The country has been moving left since the Baby Boomer generation started to come of age in the 1960s', but certainly very quickly far left since the 1970's. It has been fueled by a more, and more biased media, education system, government sustaining, and growing itself, and the Democrat Party which is now unrecognizable.
I'm gave my opinion. I feel like religion has been under attack by the Left and one reason why the country is moving more to the center. If you feel differently that is part of the discussion, but please don't tell me my opinion is wrong.
You may "feel" religion is under attack, but that doesn't mean it's a correct opinion.
I know of no organized moves to shut down churches, to fire Christians from jobs, to force Christians to work on Sunday if they prefer to go to church, or anything else. That some people think it's wrong to have a Christmas tree on public property, or that some people prefer to say "Happy holidays," is not an attack.
It doesn't really matter where the country is going when you have a broken political system. The problem is one of political representation of where the country is at, not the fact that the country is heading in one direction or another.
Nobody is moving. The people at the extreme ends are just getting louder.
I think more accurately, the extremely have infiltrated mainstream politics, which allows them airtime and opportunities for growth.
I'll use the Republican party and the alt-right because the example is way easier to follow, but there is a problem with the Democrats and the far left as well.
The alt-right has been around for a while, the term first being used nearly a decade ago. It started being more definably when Richard Spencer described his views as alt-right. The alt-right was protectionist and isolationist, as well as vehemently racist. Now, both the Democratic party and Republican party are significantly less intone with the average person, which means people are more inclined to vote for outsiders, i.e., Bernie Sanders and Donald Trump.

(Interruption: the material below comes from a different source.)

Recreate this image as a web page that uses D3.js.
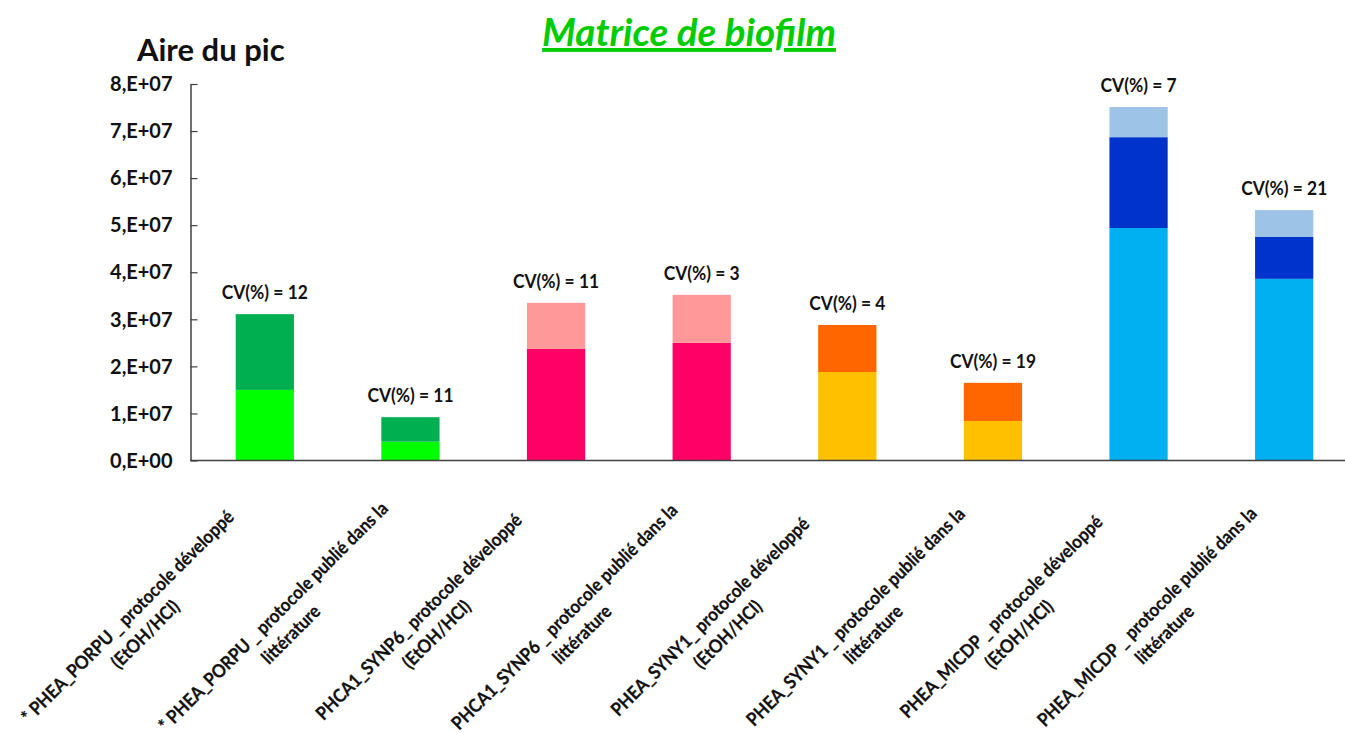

The alt-right loves Trump and there pretty much everywhere now. The thing is, if you work at a factory and you're afraid it's going to be closed down and moved to Mexico, protectionism is going to be pretty damn attractive to you. So there's this crowd that's gaining a bit of traction that supports protectionism. So this person who gets on the alt-right bandwagon with good intentions suddenly finds himself among company that believes non-whites are inferior.
This is why we need more than two parties. This sort of problem is inevitable when the political establishment doesn't care what the average person thinks. A way to avoid it is to have more than two parties. The likelihood that two parties will not give a damn about the average American is significantly higher than the likelihood that six parties would do this. If you have one or two parties suddenly go full on elitism, the parties that listen to the people will start winning election as people become aware and then the elitist parties will need to change.
The problem is that people become aware of it rather slowly. And if you have two parties doing this in a two party state, by the time the people are aware, changing that trend becomes extremely difficult... except by infiltration. And who does the infiltrating can be hard to control.